I sat with my flaws today…
I sat with my flaws and reflected. I think you should do the same.
I touched my flaws and reconnected, knowing more than my name.
Do You Know Yourself?
“To Thine own self be true,” or whatever Alicia Silverstone said. Being true to who you are is one of the most important puzzle pieces to surviving this world. The problem is that you have to know yourself to be true to yourself. Trust me, that sounds much easier than it is.
I think it’s a universal experience to question your own feelings, values, thoughts, and opinions. Furthermore, I think that’s a good thing. It means that you are able to adapt and change rather than being stuck in a fixed position and unable to evolve. If you worry that you don’t have yourself sorted out, don’t get mad. None of us do.
What Do Others Think of You?

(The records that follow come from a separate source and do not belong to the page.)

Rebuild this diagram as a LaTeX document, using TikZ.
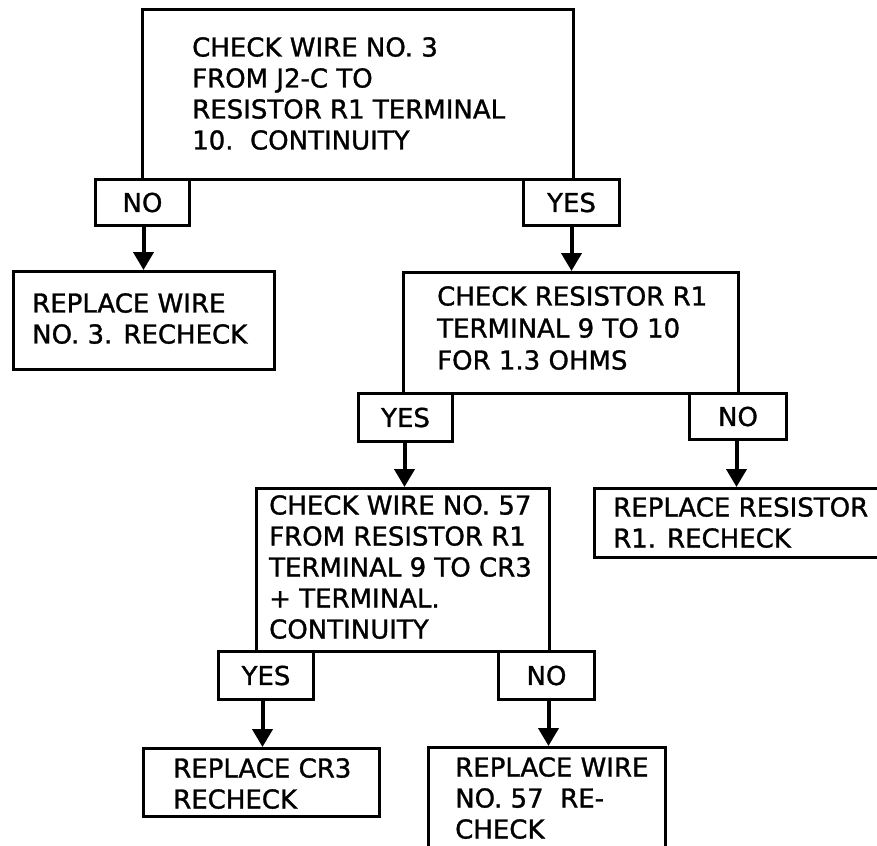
\documentclass[tikz,border=0pt]{standalone}
\usepackage{fontspec}
\setmainfont[FakeBold=1.2]{DejaVu Sans}
\usetikzlibrary{arrows.meta}
\begin{document}
\begin{tikzpicture}[x=1pt,y=1pt,
  box/.style={draw, line width=3pt, inner sep=0pt, anchor=north west},
  lbl/.style={draw, line width=3pt, inner sep=0pt, anchor=north west, font=\fontsize{26}{31}\selectfont},
  txt/.style={anchor=north west, inner sep=0pt, align=left, font=\fontsize{26}{31}\selectfont},
  arr/.style={line width=4pt, -{Triangle[width=20pt,length=18pt]}}
]
\useasboundingbox (0,0) rectangle (877,-845);
\clip (0,0) rectangle (877,-845);
% boxes
\node[box, minimum width=431pt, minimum height=170pt] (top) at (141,-8) {};
\node[lbl, minimum width=94pt, minimum height=46pt] (no1) at (94,-178) {NO};
\node[lbl, minimum width=96pt, minimum height=46pt] (yes1) at (522,-178) {YES};
\node[box, minimum width=261pt, minimum height=98pt] (r3) at (12,-270) {};
\node[box, minimum width=335pt, minimum height=121pt] (r1) at (402,-271) {};
\node[lbl, minimum width=94pt, minimum height=48pt] (yes2) at (357,-392) {YES};
\node[lbl, minimum width=97pt, minimum height=46pt] (no2) at (688,-392) {NO};
\node[box, minimum width=310pt, minimum height=69pt] (res) at (593,-487) {};
\node[box, minimum width=293pt, minimum height=163pt] (w57) at (255,-487) {};
\node[lbl, minimum width=95pt, minimum height=48pt] (yes3) at (217,-650) {YES};
\node[lbl, minimum width=96pt, minimum height=48pt] (no3) at (497,-650) {NO};
\node[box, minimum width=236pt, minimum height=68pt] (cr3) at (142,-747) {};
\node[box, minimum width=237pt, minimum height=130pt] (w57r) at (427,-746) {};
% texts
\node[txt] (topT) at (192,-37) {CHECK WIRE NO. 3\\FROM J2-C TO\\RESISTOR R1 TERMINAL\\10.\ \ CONTINUITY};
\node[txt] (r3T) at (32,-293) {REPLACE WIRE\\NO. 3. RECHECK};
\node[txt, font=\fontsize{26}{32}\selectfont] (r1T) at (437,-286) {CHECK RESISTOR R1\\TERMINAL 9 TO 10\\FOR 1.3 OHMS};
\node[txt] (resT) at (613,-497) {REPLACE RESISTOR\\R1. RECHECK};
\node[txt] (w57T) at (269,-495) {CHECK WIRE NO. 57\\FROM RESISTOR R1\\TERMINAL 9 TO CR3\\+ TERMINAL.\\CONTINUITY};
\node[txt] (cr3T) at (173,-758) {REPLACE CR3\\RECHECK};
\node[txt] (w57rT) at (455,-757) {REPLACE WIRE\\NO. 57\ \ RE-\\CHECK};
% arrows
\draw[arr] ([xshift=1pt]no1.south) -- ([xshift=1pt]no1.south |- r3.north);
\draw[arr] (yes1.south) -- (yes1.south |- r1.north);
\draw[arr] ([xshift=-1pt]yes2.south) -- ([xshift=-1pt]yes2.south |- w57.north);
\draw[arr] ([xshift=-1.5pt]no2.south) -- ([xshift=-1.5pt]no2.south |- res.north);
\draw[arr] ([xshift=-3.5pt]yes3.south) -- ([xshift=-3.5pt]yes3.south |- cr3.north);
\draw[arr] ([xshift=2pt]no3.south) -- ([xshift=2pt]no3.south |- w57r.north);
\end{tikzpicture}
\end{document}
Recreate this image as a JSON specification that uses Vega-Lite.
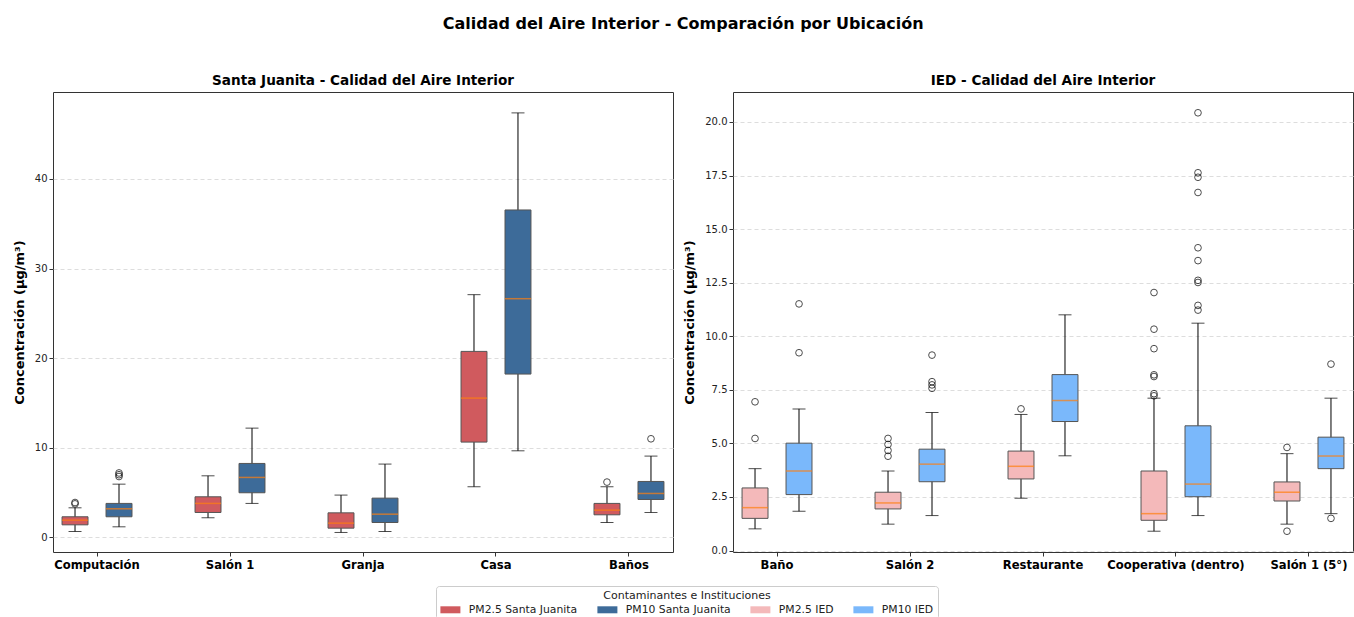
{
  "$schema": "https://vega.github.io/schema/vega-lite/v6.json",
  "background": "white",
  "padding": {"left": 12, "top": 15, "right": 0, "bottom": 0},
  "config": {
    "font": "DejaVu Sans",
    "view": {"stroke": "#333333", "strokeWidth": 1},
    "axis": {"domain": false, "tickColor": "#333333", "tickSize": 4, "labelColor": "#222222", "labelFont": "DejaVu Sans", "titleFont": "DejaVu Sans"},
    "title": {"font": "DejaVu Sans", "fontWeight": "bold", "color": "black"},
    "concat": {"spacing": 9}
  },
  "title": {"text": "Calidad del Aire Interior - Comparación por Ubicación", "fontSize": 16, "anchor": "middle", "offset": 42},
  "datasets": {
    "sj_box": [
      {"ubicacion": "Computación", "pm": "PM2.5", "serie": "PM2.5 Santa Juanita", "low": 0.67, "q1": 1.41, "median": 1.93, "q3": 2.31, "high": 3.31},
      {"ubicacion": "Computación", "pm": "PM10", "serie": "PM10 Santa Juanita", "low": 1.19, "q1": 2.31, "median": 3.2, "q3": 3.8, "high": 5.95},
      {"ubicacion": "Salón 1", "pm": "PM2.5", "serie": "PM2.5 Santa Juanita", "low": 2.2, "q1": 2.79, "median": 3.8, "q3": 4.54, "high": 6.88},
      {"ubicacion": "Salón 1", "pm": "PM10", "serie": "PM10 Santa Juanita", "low": 3.8, "q1": 4.99, "median": 6.7, "q3": 8.26, "high": 12.2},
      {"ubicacion": "Granja", "pm": "PM2.5", "serie": "PM2.5 Santa Juanita", "low": 0.56, "q1": 1.04, "median": 1.6, "q3": 2.75, "high": 4.73},
      {"ubicacion": "Granja", "pm": "PM10", "serie": "PM10 Santa Juanita", "low": 0.67, "q1": 1.67, "median": 2.6, "q3": 4.39, "high": 8.19},
      {"ubicacion": "Casa", "pm": "PM2.5", "serie": "PM2.5 Santa Juanita", "low": 5.66, "q1": 10.64, "median": 15.55, "q3": 20.76, "high": 27.09},
      {"ubicacion": "Casa", "pm": "PM10", "serie": "PM10 Santa Juanita", "low": 9.67, "q1": 18.23, "median": 26.64, "q3": 36.54, "high": 47.37},
      {"ubicacion": "Baños", "pm": "PM2.5", "serie": "PM2.5 Santa Juanita", "low": 1.67, "q1": 2.53, "median": 3.05, "q3": 3.8, "high": 5.66},
      {"ubicacion": "Baños", "pm": "PM10", "serie": "PM10 Santa Juanita", "low": 2.79, "q1": 4.24, "median": 4.91, "q3": 6.25, "high": 9.08}
    ],
    "sj_out": [
      {"ubicacion": "Computación", "pm": "PM2.5", "valor": 3.9},
      {"ubicacion": "Computación", "pm": "PM2.5", "valor": 3.75},
      {"ubicacion": "Computación", "pm": "PM10", "valor": 7.2},
      {"ubicacion": "Computación", "pm": "PM10", "valor": 7.0},
      {"ubicacion": "Computación", "pm": "PM10", "valor": 6.8},
      {"ubicacion": "Baños", "pm": "PM2.5", "valor": 6.18},
      {"ubicacion": "Baños", "pm": "PM10", "valor": 11.01}
    ],
    "ied_box": [
      {"ubicacion": "Baño", "pm": "PM2.5", "serie": "PM2.5 IED", "low": 1.01, "q1": 1.5, "median": 2.0, "q3": 2.92, "high": 3.82},
      {"ubicacion": "Baño", "pm": "PM10", "serie": "PM10 IED", "low": 1.83, "q1": 2.61, "median": 3.71, "q3": 5.01, "high": 6.61},
      {"ubicacion": "Salón 2", "pm": "PM2.5", "serie": "PM2.5 IED", "low": 1.23, "q1": 1.94, "median": 2.22, "q3": 2.72, "high": 3.71},
      {"ubicacion": "Salón 2", "pm": "PM10", "serie": "PM10 IED", "low": 1.63, "q1": 3.21, "median": 4.03, "q3": 4.73, "high": 6.44},
      {"ubicacion": "Restaurante", "pm": "PM2.5", "serie": "PM2.5 IED", "low": 2.44, "q1": 3.34, "median": 3.93, "q3": 4.64, "high": 6.35},
      {"ubicacion": "Restaurante", "pm": "PM10", "serie": "PM10 IED", "low": 4.42, "q1": 6.02, "median": 7.0, "q3": 8.21, "high": 11.0},
      {"ubicacion": "Cooperativa (dentro)", "pm": "PM2.5", "serie": "PM2.5 IED", "low": 0.9, "q1": 1.41, "median": 1.72, "q3": 3.71, "high": 7.11},
      {"ubicacion": "Cooperativa (dentro)", "pm": "PM10", "serie": "PM10 IED", "low": 1.63, "q1": 2.51, "median": 3.1, "q3": 5.82, "high": 10.61},
      {"ubicacion": "Salón 1 (5°)", "pm": "PM2.5", "serie": "PM2.5 IED", "low": 1.23, "q1": 2.31, "median": 2.72, "q3": 3.2, "high": 4.52},
      {"ubicacion": "Salón 1 (5°)", "pm": "PM10", "serie": "PM10 IED", "low": 1.72, "q1": 3.82, "median": 4.41, "q3": 5.29, "high": 7.11}
    ],
    "ied_out": [
      {"ubicacion": "Baño", "pm": "PM2.5", "valor": 5.23},
      {"ubicacion": "Baño", "pm": "PM2.5", "valor": 6.94},
      {"ubicacion": "Baño", "pm": "PM10", "valor": 9.23},
      {"ubicacion": "Baño", "pm": "PM10", "valor": 11.51},
      {"ubicacion": "Salón 2", "pm": "PM2.5", "valor": 4.4},
      {"ubicacion": "Salón 2", "pm": "PM2.5", "valor": 4.67},
      {"ubicacion": "Salón 2", "pm": "PM2.5", "valor": 4.95},
      {"ubicacion": "Salón 2", "pm": "PM2.5", "valor": 5.23},
      {"ubicacion": "Salón 2", "pm": "PM10", "valor": 7.57},
      {"ubicacion": "Salón 2", "pm": "PM10", "valor": 7.73},
      {"ubicacion": "Salón 2", "pm": "PM10", "valor": 7.88},
      {"ubicacion": "Salón 2", "pm": "PM10", "valor": 9.12},
      {"ubicacion": "Restaurante", "pm": "PM2.5", "valor": 6.61},
      {"ubicacion": "Cooperativa (dentro)", "pm": "PM2.5", "valor": 7.22},
      {"ubicacion": "Cooperativa (dentro)", "pm": "PM2.5", "valor": 7.32},
      {"ubicacion": "Cooperativa (dentro)", "pm": "PM2.5", "valor": 8.12},
      {"ubicacion": "Cooperativa (dentro)", "pm": "PM2.5", "valor": 8.2},
      {"ubicacion": "Cooperativa (dentro)", "pm": "PM2.5", "valor": 9.42},
      {"ubicacion": "Cooperativa (dentro)", "pm": "PM2.5", "valor": 10.33},
      {"ubicacion": "Cooperativa (dentro)", "pm": "PM2.5", "valor": 12.04},
      {"ubicacion": "Cooperativa (dentro)", "pm": "PM10", "valor": 11.22},
      {"ubicacion": "Cooperativa (dentro)", "pm": "PM10", "valor": 11.44},
      {"ubicacion": "Cooperativa (dentro)", "pm": "PM10", "valor": 12.51},
      {"ubicacion": "Cooperativa (dentro)", "pm": "PM10", "valor": 12.61},
      {"ubicacion": "Cooperativa (dentro)", "pm": "PM10", "valor": 13.53},
      {"ubicacion": "Cooperativa (dentro)", "pm": "PM10", "valor": 14.13},
      {"ubicacion": "Cooperativa (dentro)", "pm": "PM10", "valor": 16.71},
      {"ubicacion": "Cooperativa (dentro)", "pm": "PM10", "valor": 17.42},
      {"ubicacion": "Cooperativa (dentro)", "pm": "PM10", "valor": 17.63},
      {"ubicacion": "Cooperativa (dentro)", "pm": "PM10", "valor": 20.43},
      {"ubicacion": "Salón 1 (5°)", "pm": "PM2.5", "valor": 4.81},
      {"ubicacion": "Salón 1 (5°)", "pm": "PM2.5", "valor": 0.9},
      {"ubicacion": "Salón 1 (5°)", "pm": "PM10", "valor": 8.7},
      {"ubicacion": "Salón 1 (5°)", "pm": "PM10", "valor": 1.5}
    ]
  },
  "hconcat": [
    {
      "width": 620,
      "height": 460,
      "title": {"text": "Santa Juanita - Calidad del Aire Interior", "fontSize": 13.6, "offset": 4},
      "data": {"name": "sj_box"},
      "encoding": {
        "x": {"field": "ubicacion", "type": "nominal", "sort": ["Computación", "Salón 1", "Granja", "Casa", "Baños"], "scale": {"paddingInner": 0.4, "paddingOuter": 0.031}, "axis": {"title": null, "labelAngle": 0, "labelFontWeight": "bold", "labelFontSize": 11.6, "labelColor": "black", "grid": false, "labelPadding": 3}},
        "xOffset": {"field": "pm", "type": "nominal", "sort": ["PM2.5", "PM10"], "scale": {"paddingInner": 0.41, "paddingOuter": 0.112}}
      },
      "layer": [
        {"mark": {"type": "rule", "color": "black", "strokeWidth": 1}, "encoding": {"y": {"field": "low", "type": "quantitative", "scale": {"domain": [-1.62, 49.7], "nice": false, "zero": false}, "axis": {"title": "Concentración (μg/m³)", "values": [0, 10, 20, 30, 40], "grid": true, "gridDash": [4, 3], "gridColor": "#dddddd", "labelFontSize": 10, "titleFontSize": 13, "titleFontWeight": "bold", "titleColor": "black", "titlePadding": 8}}, "y2": {"field": "high"}}},
        {"mark": {"type": "tick", "color": "black", "size": 13, "thickness": 1}, "encoding": {"y": {"field": "low", "type": "quantitative"}}},
        {"mark": {"type": "tick", "color": "black", "size": 13, "thickness": 1}, "encoding": {"y": {"field": "high", "type": "quantitative"}}},
        {"mark": {"type": "bar", "stroke": "#555555", "strokeWidth": 1}, "encoding": {"y": {"field": "q1", "type": "quantitative"}, "y2": {"field": "q3"}, "color": {"field": "serie", "type": "nominal", "scale": {"domain": ["PM2.5 Santa Juanita", "PM10 Santa Juanita", "PM2.5 IED", "PM10 IED"], "range": ["#d05a5e", "#3d6b99", "#f4b9ba", "#7ab8fb"]}, "legend": {"title": "Contaminantes e Instituciones", "orient": "none", "legendX": 383, "legendY": 494, "direction": "horizontal", "columns": 4, "titleAnchor": "middle", "titleFontWeight": "normal", "titleFontSize": 11, "titleColor": "#222222", "titlePadding": 3, "labelFontSize": 10.8, "labelColor": "#222222", "symbolType": "M-2,-0.7L2,-0.7L2,0.7L-2,0.7Z", "symbolSize": 100, "symbolStrokeWidth": 0, "symbolOffset": 5, "strokeColor": "#cccccc", "padding": 4, "cornerRadius": 3, "columnPadding": 19, "labelOffset": 13}}}},
        {"mark": {"type": "tick", "color": "#ff7f0e", "size": 26, "thickness": 1.5}, "encoding": {"y": {"field": "median", "type": "quantitative"}}},
        {"data": {"name": "sj_out"}, "mark": {"type": "point", "shape": "circle", "filled": false, "stroke": "black", "size": 45, "strokeWidth": 1}, "encoding": {"y": {"field": "valor", "type": "quantitative"}}}
      ]
    },
    {
      "width": 620,
      "height": 460,
      "title": {"text": "IED - Calidad del Aire Interior", "fontSize": 13.6, "offset": 4},
      "data": {"name": "ied_box"},
      "encoding": {
        "x": {"field": "ubicacion", "type": "nominal", "sort": ["Baño", "Salón 2", "Restaurante", "Cooperativa (dentro)", "Salón 1 (5°)"], "scale": {"paddingInner": 0.4, "paddingOuter": 0.031}, "axis": {"title": null, "labelAngle": 0, "labelFontWeight": "bold", "labelFontSize": 11.6, "labelColor": "black", "grid": false, "labelPadding": 3}},
        "xOffset": {"field": "pm", "type": "nominal", "sort": ["PM2.5", "PM10"], "scale": {"paddingInner": 0.41, "paddingOuter": 0.112}}
      },
      "layer": [
        {"mark": {"type": "rule", "color": "black", "strokeWidth": 1}, "encoding": {"y": {"field": "low", "type": "quantitative", "scale": {"domain": [-0.07, 21.4], "nice": false, "zero": false}, "axis": {"title": "Concentración (μg/m³)", "values": [0, 2.5, 5, 7.5, 10, 12.5, 15, 17.5, 20], "format": ".1f", "grid": true, "gridDash": [4, 3], "gridColor": "#dddddd", "labelFontSize": 10, "titleFontSize": 13, "titleFontWeight": "bold", "titleColor": "black", "titlePadding": 8}}, "y2": {"field": "high"}}},
        {"mark": {"type": "tick", "color": "black", "size": 13, "thickness": 1}, "encoding": {"y": {"field": "low", "type": "quantitative"}}},
        {"mark": {"type": "tick", "color": "black", "size": 13, "thickness": 1}, "encoding": {"y": {"field": "high", "type": "quantitative"}}},
        {"mark": {"type": "bar", "stroke": "#555555", "strokeWidth": 1}, "encoding": {"y": {"field": "q1", "type": "quantitative"}, "y2": {"field": "q3"}, "color": {"field": "serie", "type": "nominal", "scale": {"domain": ["PM2.5 Santa Juanita", "PM10 Santa Juanita", "PM2.5 IED", "PM10 IED"], "range": ["#d05a5e", "#3d6b99", "#f4b9ba", "#7ab8fb"]}}}},
        {"mark": {"type": "tick", "color": "#ff7f0e", "size": 26, "thickness": 1.5}, "encoding": {"y": {"field": "median", "type": "quantitative"}}},
        {"data": {"name": "ied_out"}, "mark": {"type": "point", "shape": "circle", "filled": false, "stroke": "black", "size": 45, "strokeWidth": 1}, "encoding": {"y": {"field": "valor", "type": "quantitative"}}}
      ]
    }
  ]
}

Does it Matter?
The typical advice is “Don’t worry about what other people think.” It sounds great, but I think it’s a little more complicated than that. While we should not live for the approval of others, we are lying to ourselves when we say we don’t care what anyone thinks of us. Part of being true to yourself is facing this reality.
In my life, I’ve had people make me feel worthless and I’ve had people make me feel like a rock star. I’ve learned that the key is to not let other people define you while still realizing that it’s normal and okay to have feelings about other people’s opinions of you.
If someone we care about is upset about what someone else said, and we say “Who cares what they think?” we are invalidating their feelings because they care. Let’s stop doing that. But what about when you are your own worst critic?
Is Being Self-Critical Holding You Back?
For around the first half of my life, I viewed myself as different and less than others. I was dumb, weak, and generally incapable of doing what “normal” people could do. What saved me was finding out some things that I’m really good at and getting a little bit of confidence.
Furthermore, I spent years in an environment where I wasn’t achieving my full potential but got to feel like the big fish in the small pond because I wasn’t pushing myself. This is where we end up covering our insecurities with arrogance. Whether you are telling yourself that you are the worst or the best, you might just be self-sabotaging.
Why Sit With Your Flaws?
Recently, I was being really hard on myself about some of the parts of myself that I don’t love. I tried to avoid or distract but none of that helped. What did help was when I approached myself with compassion. What I realized is that we spend so much time trying to highlight our best qualities and cover the others that we bury our true selves under an image of who we pretend to be.
I feel like this is the root of Imposter Syndrome. When we are at war with ourselves because we don’t live up to our own expectations, we limit what we can accomplish. When I embraced my flaws and treated myself with compassion, negative feelings no longer had power over me.
Giving yourself the freedom to not be perfect really helps you to be better. Accept that your highs and lows are all part of who you are. Forgive yourself as well as others for being flawed. This simple change allows you to not see yourself as above or below anyone so that you can do the one thing no one else can — be you.